Field Guide · algorithm

Also known as: DFT

The discrete Fourier transform (DFT) is the finite, sampled form of the Fourier transform: it takes a block of N evenly spaced samples and returns N complex numbers, each describing the amplitude and phase of one frequency component present in that block.1 Where the continuous transform integrates over all time and yields a continuous spectrum, the DFT sums over a finite record and produces a discrete spectrum — one value per bin — which is exactly what a computer can hold and what a software-defined radio needs to see its band.

N time samples DFT N frequency bins frequency →
The DFT maps a finite record of N samples into N discrete frequency bins — the spectrum a software radio plots as a waterfall.

How it works

Given complex samples x[0] … x[N-1], the DFT computes each output bin as a sum:

X[k] = Σ x[n] · e^(-j2πkn/N) for n = 0 … N-1.

Each output X[k] is the correlation of the input against a complex sinusoid (“twiddle factor”) that completes exactly k whole cycles across the block. If the signal contains energy at that frequency, the products line up and the sum is large; if not, they cancel. The result X[k] is complex — its magnitude gives the component’s amplitude and its angle gives the phase.

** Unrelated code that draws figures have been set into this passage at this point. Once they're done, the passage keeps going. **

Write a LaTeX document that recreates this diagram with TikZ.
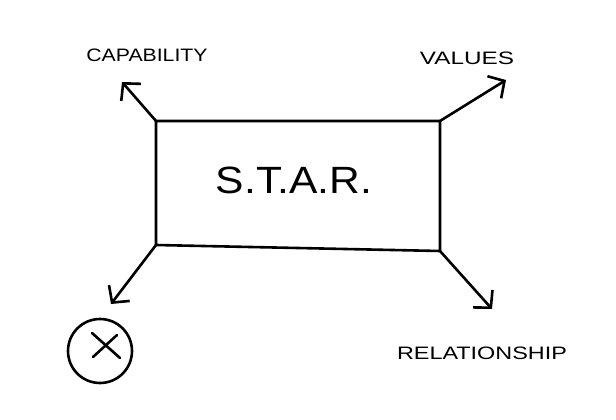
\documentclass[tikz,border=0pt]{standalone}
\usepackage{fontspec}
\setmainfont{Liberation Sans}
\usetikzlibrary{arrows.meta}
\begin{document}
\begin{tikzpicture}[x=1pt,y=-1pt,line cap=round,line join=round,
  ink/.style={line width=2.6pt,black},
  arr/.style={ink,-{Straight Barb[length=12pt,width=26pt,line width=2.6pt]}},
  lbl/.style={inner sep=0pt,font=\fontsize{18}{18}\selectfont}]
\useasboundingbox (0,0) rectangle (616,420);
\coordinate (tl) at (156,121);
\coordinate (tr) at (440,121);
\coordinate (br) at (440,251);
\coordinate (bl) at (156,245);
\draw[ink] (tl) -- (tr) -- (br) -- (bl) -- cycle;
\node[inner sep=0pt,xscale=1.12,font=\fontsize{38}{38}\selectfont] (star) at (294,180) {S.T.A.R.};
\coordinate (capend) at (122,82);
\coordinate (valend) at (506,80);
\coordinate (xend) at (111,304);
\coordinate (relend) at (492,309);
\draw[arr] (tl) -- (capend);
\draw[arr] (tr) -- (valend);
\draw[arr] (bl) -- (xend);
\draw[arr] (br) -- (relend);
\node[lbl,xscale=1.18] (cap) at (147,55) {CAPABILITY};
\node[lbl,xscale=1.35] (val) at (467,58) {VALUES};
\node[lbl,xscale=1.3] (rel) at (482,353) {RELATIONSHIP};
\node[ink,draw,circle,minimum size=64pt,inner sep=0pt] (x) at (100,351) {};
\draw[ink] (92,333) -- (120,358);
\draw[ink] (117,335) -- (93,357);
\end{tikzpicture}
\end{document}
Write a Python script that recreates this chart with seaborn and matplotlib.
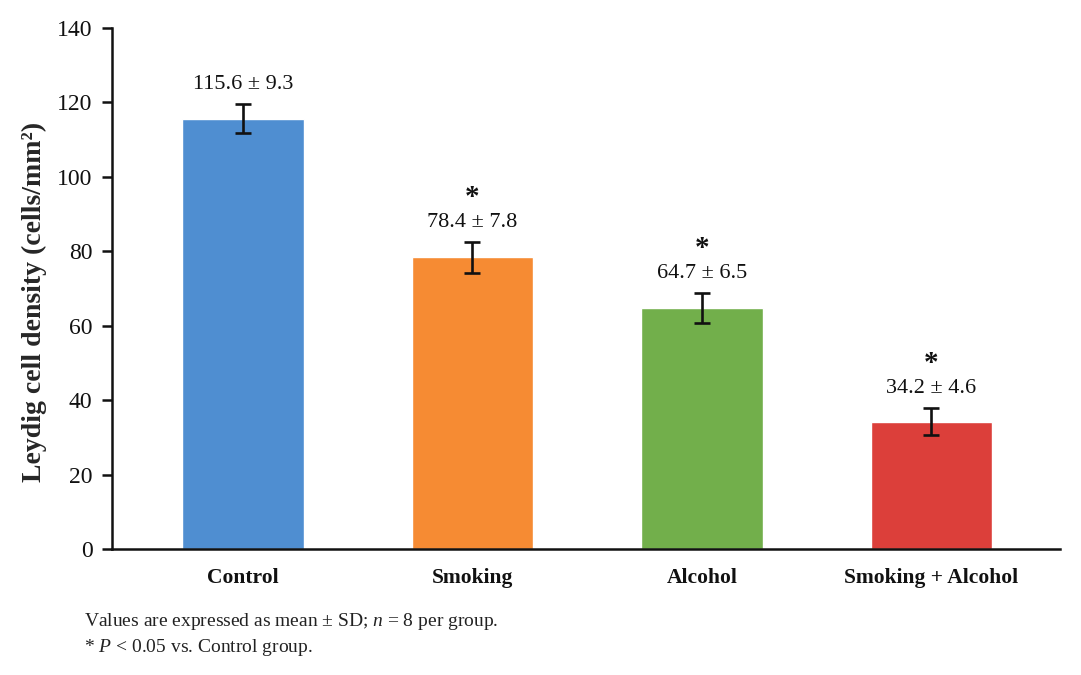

  • Bin spacing. For a block of N samples taken at sample rate fs, bin k sits at frequency k · fs / N. The resolution — the gap between adjacent bins — is therefore fs / N hertz. More samples (a longer record) means finer resolution but a longer observation time; this is the fundamental time–frequency trade.
  • Bin range and aliasing. The N bins span 0 to fs, with the upper half representing negative frequencies for real input. Anything above the Nyquist limit folds back down, so aliasing sets what the transform can honestly show.
  • Windowing. A raw block has hard edges, and the DFT assumes the block repeats forever. The discontinuity smears energy across bins (spectral leakage), so a window function is normally applied first.

Relation to the FFT

The direct sum above costs O(N^2) operations — one full inner product per bin. The fast Fourier transform is not a different transform; it is a family of algorithms that compute the same DFT in O(N log N) by recursively reusing shared twiddle-factor products. For the block sizes used in a real waterfall (1024, 4096, 65536 points), the FFT is thousands of times faster, which is why practical SDR software never runs the naive sum — it always calls an FFT. When only a handful of specific bins are needed rather than the whole spectrum, the Goertzel algorithm evaluates individual DFT terms even more cheaply than a full FFT.

Relevance to SDR

The DFT is the workhorse of spectral display and detection. Every SDR waterfall, panadapter, and spectrum plot is a stream of DFTs (via FFT) of the incoming I/Q data, one block after another, stacked over time. Energy detection — deciding whether a channel is busy — compares the magnitude of the relevant bins against a threshold. Averaged DFTs form the periodograms behind Welch’s method for power-spectral-density estimation, and DFT-based fast convolution underlies efficient filtering and channelization.

GopherTrunk uses FFT-based spectral processing to visualise wideband captures and to help locate control channels within a monitored band; the transform it computes there is, by definition, the DFT. The decode chain proper leans more on time-domain filtering and symbol recovery, but the DFT remains the lens through which the operator and the scanner first see the spectrum.

Sources

  1. Discrete Fourier transform — Wikipedia, on the definition, bin structure, and relationship to the continuous transform and the FFT.